● Records provided:
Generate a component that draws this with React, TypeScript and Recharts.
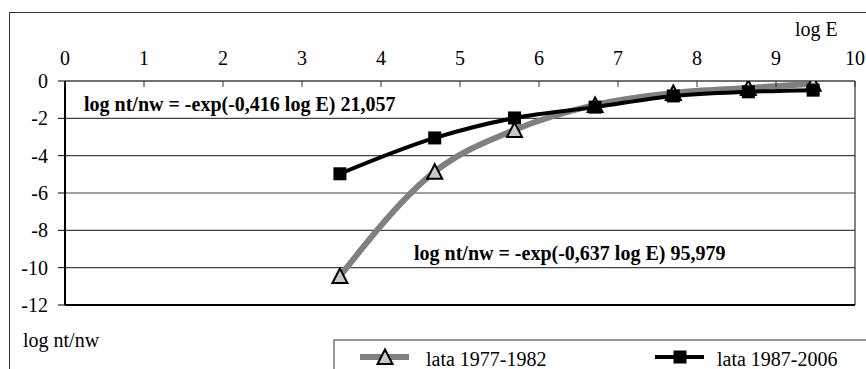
* * *
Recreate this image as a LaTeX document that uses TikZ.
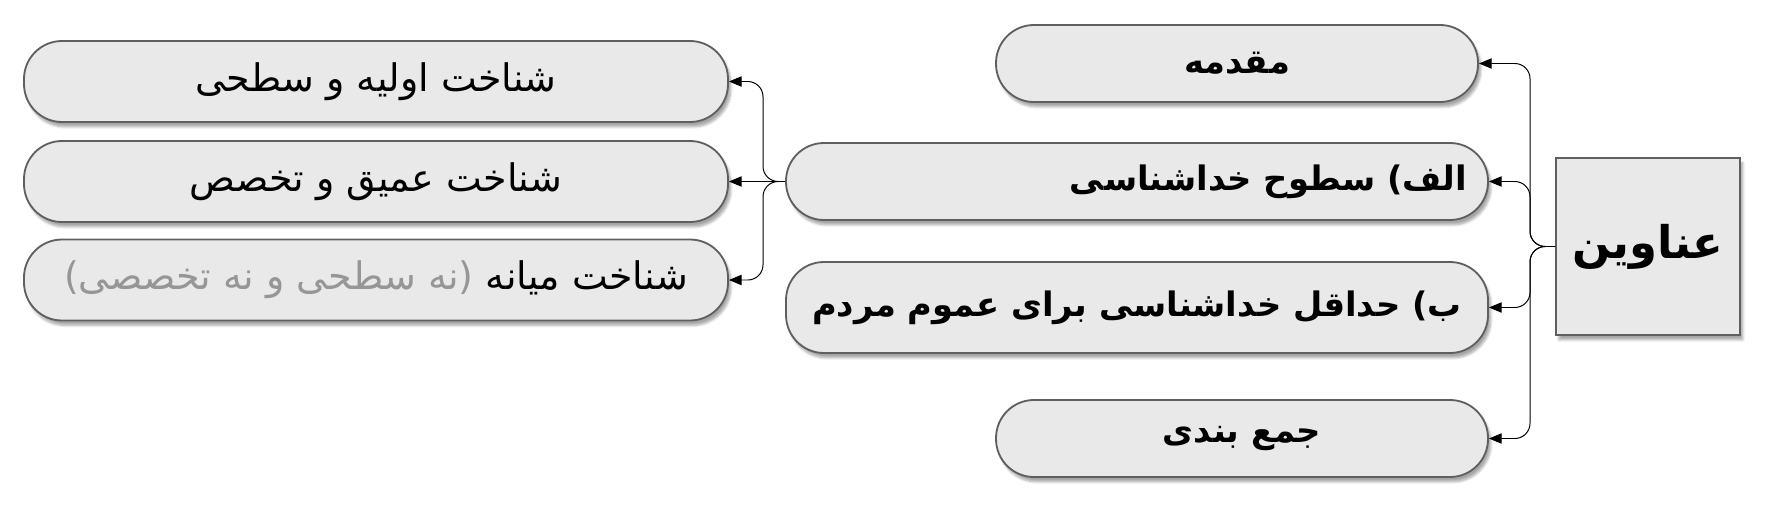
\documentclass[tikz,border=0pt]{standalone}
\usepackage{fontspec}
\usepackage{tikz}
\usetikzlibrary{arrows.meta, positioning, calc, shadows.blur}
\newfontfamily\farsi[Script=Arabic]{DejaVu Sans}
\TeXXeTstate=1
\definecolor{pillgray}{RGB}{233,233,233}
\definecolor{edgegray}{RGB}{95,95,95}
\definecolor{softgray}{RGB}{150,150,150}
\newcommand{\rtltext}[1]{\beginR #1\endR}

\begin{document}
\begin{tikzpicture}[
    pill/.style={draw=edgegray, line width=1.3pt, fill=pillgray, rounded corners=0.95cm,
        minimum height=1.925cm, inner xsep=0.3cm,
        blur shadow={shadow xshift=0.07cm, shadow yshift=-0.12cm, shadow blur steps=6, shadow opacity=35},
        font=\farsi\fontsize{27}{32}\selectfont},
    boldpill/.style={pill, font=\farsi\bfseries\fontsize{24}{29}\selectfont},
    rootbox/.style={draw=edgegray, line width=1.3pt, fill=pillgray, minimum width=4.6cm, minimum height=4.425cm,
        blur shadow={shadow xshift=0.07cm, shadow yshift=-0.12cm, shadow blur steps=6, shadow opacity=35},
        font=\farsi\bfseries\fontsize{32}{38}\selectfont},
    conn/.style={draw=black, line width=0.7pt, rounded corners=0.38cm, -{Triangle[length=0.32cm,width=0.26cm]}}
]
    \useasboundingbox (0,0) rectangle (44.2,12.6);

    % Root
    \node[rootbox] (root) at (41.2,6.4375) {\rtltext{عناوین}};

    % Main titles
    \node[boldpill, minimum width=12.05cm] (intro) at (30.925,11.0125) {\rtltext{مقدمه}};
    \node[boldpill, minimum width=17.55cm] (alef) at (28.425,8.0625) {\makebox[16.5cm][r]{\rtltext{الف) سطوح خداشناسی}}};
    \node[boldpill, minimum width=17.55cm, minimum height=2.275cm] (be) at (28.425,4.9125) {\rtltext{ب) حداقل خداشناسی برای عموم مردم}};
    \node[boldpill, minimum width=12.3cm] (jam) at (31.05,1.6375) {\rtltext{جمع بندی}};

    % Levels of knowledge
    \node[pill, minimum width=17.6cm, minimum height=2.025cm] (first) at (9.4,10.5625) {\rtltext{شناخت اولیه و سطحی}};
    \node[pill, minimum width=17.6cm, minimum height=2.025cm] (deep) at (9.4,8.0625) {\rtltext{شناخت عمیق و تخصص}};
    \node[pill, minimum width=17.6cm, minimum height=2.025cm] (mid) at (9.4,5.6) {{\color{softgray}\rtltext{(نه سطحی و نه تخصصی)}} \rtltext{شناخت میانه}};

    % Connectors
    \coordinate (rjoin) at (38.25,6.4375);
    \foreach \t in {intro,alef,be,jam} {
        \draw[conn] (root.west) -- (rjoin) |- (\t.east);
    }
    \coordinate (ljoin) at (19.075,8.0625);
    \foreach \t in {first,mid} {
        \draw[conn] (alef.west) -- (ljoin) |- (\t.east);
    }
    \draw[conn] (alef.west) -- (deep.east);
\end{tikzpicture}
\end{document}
--
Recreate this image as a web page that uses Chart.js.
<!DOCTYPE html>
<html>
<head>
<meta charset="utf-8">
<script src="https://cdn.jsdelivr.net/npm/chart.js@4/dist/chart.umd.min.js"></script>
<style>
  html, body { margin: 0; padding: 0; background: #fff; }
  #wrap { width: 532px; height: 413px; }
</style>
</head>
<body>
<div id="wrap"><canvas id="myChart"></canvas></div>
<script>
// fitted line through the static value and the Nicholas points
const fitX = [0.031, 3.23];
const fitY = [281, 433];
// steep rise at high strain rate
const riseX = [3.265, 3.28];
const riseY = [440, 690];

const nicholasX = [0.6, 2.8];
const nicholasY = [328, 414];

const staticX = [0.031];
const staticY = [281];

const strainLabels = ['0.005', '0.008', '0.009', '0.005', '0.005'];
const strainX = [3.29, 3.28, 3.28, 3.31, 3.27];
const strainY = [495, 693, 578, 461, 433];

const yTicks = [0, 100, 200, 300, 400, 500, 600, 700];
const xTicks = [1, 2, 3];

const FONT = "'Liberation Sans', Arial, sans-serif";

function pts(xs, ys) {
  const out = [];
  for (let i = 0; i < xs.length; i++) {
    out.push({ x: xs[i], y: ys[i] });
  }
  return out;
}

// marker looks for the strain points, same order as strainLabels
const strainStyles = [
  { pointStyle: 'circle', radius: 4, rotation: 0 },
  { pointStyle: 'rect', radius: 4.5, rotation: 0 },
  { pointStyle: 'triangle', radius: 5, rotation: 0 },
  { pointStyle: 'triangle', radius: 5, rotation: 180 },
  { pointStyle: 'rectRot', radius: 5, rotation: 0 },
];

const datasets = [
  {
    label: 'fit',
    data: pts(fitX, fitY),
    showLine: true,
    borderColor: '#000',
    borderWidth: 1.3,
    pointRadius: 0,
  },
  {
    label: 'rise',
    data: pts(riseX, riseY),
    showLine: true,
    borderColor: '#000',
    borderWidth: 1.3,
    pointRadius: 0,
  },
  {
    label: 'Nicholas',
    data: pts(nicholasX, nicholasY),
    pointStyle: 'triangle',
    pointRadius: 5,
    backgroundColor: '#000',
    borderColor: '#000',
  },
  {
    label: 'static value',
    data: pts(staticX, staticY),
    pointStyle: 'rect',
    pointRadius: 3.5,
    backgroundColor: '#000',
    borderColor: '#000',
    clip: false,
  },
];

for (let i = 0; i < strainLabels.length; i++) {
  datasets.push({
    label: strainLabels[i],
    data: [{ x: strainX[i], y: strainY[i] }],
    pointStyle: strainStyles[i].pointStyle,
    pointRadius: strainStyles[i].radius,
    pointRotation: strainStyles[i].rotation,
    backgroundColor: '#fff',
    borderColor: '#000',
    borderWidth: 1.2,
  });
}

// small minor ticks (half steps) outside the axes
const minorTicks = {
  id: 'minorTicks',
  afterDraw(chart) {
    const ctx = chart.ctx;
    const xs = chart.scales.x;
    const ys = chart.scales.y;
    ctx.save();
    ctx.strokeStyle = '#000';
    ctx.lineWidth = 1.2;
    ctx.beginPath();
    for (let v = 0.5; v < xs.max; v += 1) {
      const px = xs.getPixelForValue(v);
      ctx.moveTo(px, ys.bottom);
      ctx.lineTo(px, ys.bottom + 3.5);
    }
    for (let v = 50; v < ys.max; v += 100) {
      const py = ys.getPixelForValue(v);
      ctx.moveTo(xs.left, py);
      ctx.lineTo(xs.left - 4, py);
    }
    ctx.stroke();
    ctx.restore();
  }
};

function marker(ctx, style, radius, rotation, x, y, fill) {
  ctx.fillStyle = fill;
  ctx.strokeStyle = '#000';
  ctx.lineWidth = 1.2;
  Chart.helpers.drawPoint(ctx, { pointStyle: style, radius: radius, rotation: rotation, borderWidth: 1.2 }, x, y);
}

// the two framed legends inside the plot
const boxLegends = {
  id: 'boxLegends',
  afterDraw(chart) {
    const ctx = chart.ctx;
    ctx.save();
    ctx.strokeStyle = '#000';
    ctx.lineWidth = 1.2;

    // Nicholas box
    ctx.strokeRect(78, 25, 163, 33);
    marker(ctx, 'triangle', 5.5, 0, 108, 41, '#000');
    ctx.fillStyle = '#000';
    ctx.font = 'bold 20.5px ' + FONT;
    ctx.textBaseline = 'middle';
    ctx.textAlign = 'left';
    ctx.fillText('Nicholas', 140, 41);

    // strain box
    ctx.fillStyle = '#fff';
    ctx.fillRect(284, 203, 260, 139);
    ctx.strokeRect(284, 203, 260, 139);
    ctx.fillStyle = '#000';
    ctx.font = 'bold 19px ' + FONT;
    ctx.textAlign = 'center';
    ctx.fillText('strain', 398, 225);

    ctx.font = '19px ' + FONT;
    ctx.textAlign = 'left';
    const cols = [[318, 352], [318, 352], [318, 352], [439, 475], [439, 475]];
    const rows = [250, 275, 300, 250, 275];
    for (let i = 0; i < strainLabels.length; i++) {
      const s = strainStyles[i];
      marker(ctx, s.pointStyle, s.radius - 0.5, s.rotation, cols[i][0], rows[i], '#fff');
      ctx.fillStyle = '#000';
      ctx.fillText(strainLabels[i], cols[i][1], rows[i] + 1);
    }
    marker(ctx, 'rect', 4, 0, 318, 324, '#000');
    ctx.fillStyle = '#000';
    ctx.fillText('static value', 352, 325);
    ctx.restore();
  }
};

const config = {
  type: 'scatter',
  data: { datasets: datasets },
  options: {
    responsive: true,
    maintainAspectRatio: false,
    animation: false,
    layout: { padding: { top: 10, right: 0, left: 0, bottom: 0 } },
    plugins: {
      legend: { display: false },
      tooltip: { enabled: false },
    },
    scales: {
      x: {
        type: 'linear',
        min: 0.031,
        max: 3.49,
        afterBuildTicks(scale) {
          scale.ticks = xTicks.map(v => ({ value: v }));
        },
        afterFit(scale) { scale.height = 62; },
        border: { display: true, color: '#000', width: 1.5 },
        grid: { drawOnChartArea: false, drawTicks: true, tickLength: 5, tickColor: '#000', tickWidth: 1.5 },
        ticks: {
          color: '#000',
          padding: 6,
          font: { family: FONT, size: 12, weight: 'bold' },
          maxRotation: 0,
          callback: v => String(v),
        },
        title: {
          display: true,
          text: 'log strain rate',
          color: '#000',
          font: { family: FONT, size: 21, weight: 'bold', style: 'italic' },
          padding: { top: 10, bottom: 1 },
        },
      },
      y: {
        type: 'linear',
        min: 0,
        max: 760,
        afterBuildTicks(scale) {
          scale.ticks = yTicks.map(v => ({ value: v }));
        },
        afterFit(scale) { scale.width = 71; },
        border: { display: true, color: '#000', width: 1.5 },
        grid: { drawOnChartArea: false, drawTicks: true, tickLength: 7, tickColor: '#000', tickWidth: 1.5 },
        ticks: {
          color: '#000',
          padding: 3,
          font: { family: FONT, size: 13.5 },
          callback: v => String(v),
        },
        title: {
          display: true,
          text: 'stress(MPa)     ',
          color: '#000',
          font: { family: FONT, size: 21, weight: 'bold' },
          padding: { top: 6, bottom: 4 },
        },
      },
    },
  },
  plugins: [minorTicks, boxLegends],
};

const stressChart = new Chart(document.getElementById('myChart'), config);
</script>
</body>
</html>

● Challenge: Retype exactly the lines from the one with "Recreate this image as a LaTeX" through the one with "minimum width=12.3cm] (jam)", both included, and nothing else; leave out the pictures.

● Solution:
Recreate this image as a LaTeX document that uses TikZ.
\documentclass[tikz,border=0pt]{standalone}
\usepackage{fontspec}
\usepackage{tikz}
\usetikzlibrary{arrows.meta, positioning, calc, shadows.blur}
\newfontfamily\farsi[Script=Arabic]{DejaVu Sans}
\TeXXeTstate=1
\definecolor{pillgray}{RGB}{233,233,233}
\definecolor{edgegray}{RGB}{95,95,95}
\definecolor{softgray}{RGB}{150,150,150}
\newcommand{\rtltext}[1]{\beginR #1\endR}

\begin{document}
\begin{tikzpicture}[
    pill/.style={draw=edgegray, line width=1.3pt, fill=pillgray, rounded corners=0.95cm,
        minimum height=1.925cm, inner xsep=0.3cm,
        blur shadow={shadow xshift=0.07cm, shadow yshift=-0.12cm, shadow blur steps=6, shadow opacity=35},
        font=\farsi\fontsize{27}{32}\selectfont},
    boldpill/.style={pill, font=\farsi\bfseries\fontsize{24}{29}\selectfont},
    rootbox/.style={draw=edgegray, line width=1.3pt, fill=pillgray, minimum width=4.6cm, minimum height=4.425cm,
        blur shadow={shadow xshift=0.07cm, shadow yshift=-0.12cm, shadow blur steps=6, shadow opacity=35},
        font=\farsi\bfseries\fontsize{32}{38}\selectfont},
    conn/.style={draw=black, line width=0.7pt, rounded corners=0.38cm, -{Triangle[length=0.32cm,width=0.26cm]}}
]
    \useasboundingbox (0,0) rectangle (44.2,12.6);

    % Root
    \node[rootbox] (root) at (41.2,6.4375) {\rtltext{عناوین}};

    % Main titles
    \node[boldpill, minimum width=12.05cm] (intro) at (30.925,11.0125) {\rtltext{مقدمه}};
    \node[boldpill, minimum width=17.55cm] (alef) at (28.425,8.0625) {\makebox[16.5cm][r]{\rtltext{الف) سطوح خداشناسی}}};
    \node[boldpill, minimum width=17.55cm, minimum height=2.275cm] (be) at (28.425,4.9125) {\rtltext{ب) حداقل خداشناسی برای عموم مردم}};
    \node[boldpill, minimum width=12.3cm] (jam) at (31.05,1.6375) {\rtltext{جمع بندی}};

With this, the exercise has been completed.